AIM: Find the lines containing the word "that" and copy every one of them.

STORED DATA:
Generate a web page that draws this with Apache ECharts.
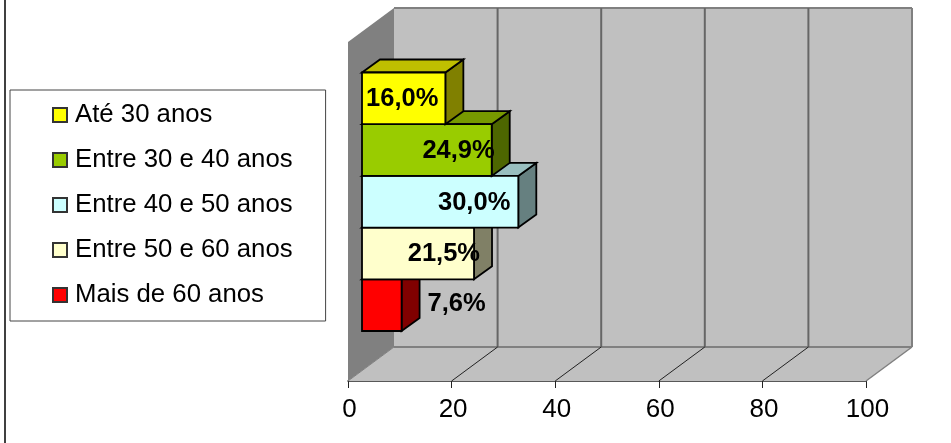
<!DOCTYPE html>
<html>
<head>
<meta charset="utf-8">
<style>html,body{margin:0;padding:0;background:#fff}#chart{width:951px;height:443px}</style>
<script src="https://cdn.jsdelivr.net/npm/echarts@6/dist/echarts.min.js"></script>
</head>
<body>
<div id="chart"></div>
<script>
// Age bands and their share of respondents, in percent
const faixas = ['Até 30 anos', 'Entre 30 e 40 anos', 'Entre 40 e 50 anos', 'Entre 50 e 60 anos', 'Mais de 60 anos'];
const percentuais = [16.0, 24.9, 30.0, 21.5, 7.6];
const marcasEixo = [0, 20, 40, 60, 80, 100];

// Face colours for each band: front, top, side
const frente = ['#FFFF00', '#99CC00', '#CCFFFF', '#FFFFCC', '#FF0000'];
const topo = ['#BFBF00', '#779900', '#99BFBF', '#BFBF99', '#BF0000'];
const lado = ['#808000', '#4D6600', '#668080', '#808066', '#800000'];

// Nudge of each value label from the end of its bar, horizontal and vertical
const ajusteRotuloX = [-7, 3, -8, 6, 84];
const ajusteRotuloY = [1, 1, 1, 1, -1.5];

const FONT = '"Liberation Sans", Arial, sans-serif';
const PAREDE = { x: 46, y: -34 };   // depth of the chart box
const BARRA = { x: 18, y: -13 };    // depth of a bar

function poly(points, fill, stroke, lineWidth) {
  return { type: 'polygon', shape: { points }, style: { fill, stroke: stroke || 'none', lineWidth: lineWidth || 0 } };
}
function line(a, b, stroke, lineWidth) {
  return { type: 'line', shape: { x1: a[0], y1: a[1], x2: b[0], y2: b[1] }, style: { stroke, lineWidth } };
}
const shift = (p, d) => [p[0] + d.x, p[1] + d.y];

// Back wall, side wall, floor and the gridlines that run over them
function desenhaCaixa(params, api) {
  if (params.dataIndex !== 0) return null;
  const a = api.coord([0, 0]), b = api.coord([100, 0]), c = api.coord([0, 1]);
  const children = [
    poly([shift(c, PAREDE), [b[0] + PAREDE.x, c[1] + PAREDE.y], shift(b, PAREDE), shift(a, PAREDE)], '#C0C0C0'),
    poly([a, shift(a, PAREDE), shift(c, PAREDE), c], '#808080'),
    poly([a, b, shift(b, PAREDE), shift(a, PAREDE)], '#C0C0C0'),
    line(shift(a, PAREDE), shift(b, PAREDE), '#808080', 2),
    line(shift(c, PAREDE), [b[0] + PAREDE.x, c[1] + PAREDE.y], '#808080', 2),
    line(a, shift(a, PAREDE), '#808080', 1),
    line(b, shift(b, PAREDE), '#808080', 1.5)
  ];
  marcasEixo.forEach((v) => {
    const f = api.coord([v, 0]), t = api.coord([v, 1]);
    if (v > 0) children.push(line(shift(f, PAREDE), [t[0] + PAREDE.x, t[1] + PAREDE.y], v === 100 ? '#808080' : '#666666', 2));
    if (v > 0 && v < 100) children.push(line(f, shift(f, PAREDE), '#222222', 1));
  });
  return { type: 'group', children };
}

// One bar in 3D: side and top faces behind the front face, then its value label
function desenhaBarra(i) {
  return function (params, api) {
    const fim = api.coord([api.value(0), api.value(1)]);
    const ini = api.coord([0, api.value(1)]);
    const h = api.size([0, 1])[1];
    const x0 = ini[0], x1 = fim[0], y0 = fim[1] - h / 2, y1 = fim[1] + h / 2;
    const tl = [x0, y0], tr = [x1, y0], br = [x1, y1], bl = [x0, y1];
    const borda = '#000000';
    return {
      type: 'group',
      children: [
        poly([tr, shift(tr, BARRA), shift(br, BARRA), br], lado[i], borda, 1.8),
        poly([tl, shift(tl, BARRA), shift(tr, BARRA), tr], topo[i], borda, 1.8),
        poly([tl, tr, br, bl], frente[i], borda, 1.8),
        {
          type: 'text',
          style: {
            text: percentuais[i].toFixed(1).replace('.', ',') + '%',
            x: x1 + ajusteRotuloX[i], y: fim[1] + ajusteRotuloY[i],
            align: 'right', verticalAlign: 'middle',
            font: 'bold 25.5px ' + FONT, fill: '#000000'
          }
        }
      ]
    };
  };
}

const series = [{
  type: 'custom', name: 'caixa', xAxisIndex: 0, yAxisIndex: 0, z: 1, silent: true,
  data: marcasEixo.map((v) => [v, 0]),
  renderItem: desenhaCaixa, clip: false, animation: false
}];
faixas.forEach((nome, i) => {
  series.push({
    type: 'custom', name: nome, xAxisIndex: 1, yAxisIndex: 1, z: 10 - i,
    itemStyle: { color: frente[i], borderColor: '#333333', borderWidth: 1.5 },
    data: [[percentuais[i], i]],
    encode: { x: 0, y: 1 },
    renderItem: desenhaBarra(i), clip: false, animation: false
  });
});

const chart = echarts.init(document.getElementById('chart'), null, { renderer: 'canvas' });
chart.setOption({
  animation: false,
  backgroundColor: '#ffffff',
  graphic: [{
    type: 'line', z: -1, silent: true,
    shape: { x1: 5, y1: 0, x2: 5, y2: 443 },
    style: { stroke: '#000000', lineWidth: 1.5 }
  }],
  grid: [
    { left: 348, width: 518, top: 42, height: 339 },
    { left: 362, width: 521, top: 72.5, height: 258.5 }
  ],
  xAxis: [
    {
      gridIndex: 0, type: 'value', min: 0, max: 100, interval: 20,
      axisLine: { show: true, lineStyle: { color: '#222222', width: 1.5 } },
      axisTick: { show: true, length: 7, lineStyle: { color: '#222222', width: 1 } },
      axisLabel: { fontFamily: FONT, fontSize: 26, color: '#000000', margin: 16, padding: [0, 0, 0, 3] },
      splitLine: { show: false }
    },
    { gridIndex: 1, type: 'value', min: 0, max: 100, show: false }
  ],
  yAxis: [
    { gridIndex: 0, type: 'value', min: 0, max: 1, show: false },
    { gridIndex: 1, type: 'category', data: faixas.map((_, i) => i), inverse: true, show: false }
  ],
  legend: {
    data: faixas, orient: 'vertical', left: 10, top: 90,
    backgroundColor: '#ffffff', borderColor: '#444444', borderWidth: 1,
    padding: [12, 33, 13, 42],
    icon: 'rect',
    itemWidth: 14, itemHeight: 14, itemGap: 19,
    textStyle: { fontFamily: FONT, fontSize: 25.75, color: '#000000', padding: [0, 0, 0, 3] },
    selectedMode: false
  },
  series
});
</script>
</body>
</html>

TASK ANSWER:
Generate a web page that draws this with Apache ECharts.
// Back wall, side wall, floor and the gridlines that run over them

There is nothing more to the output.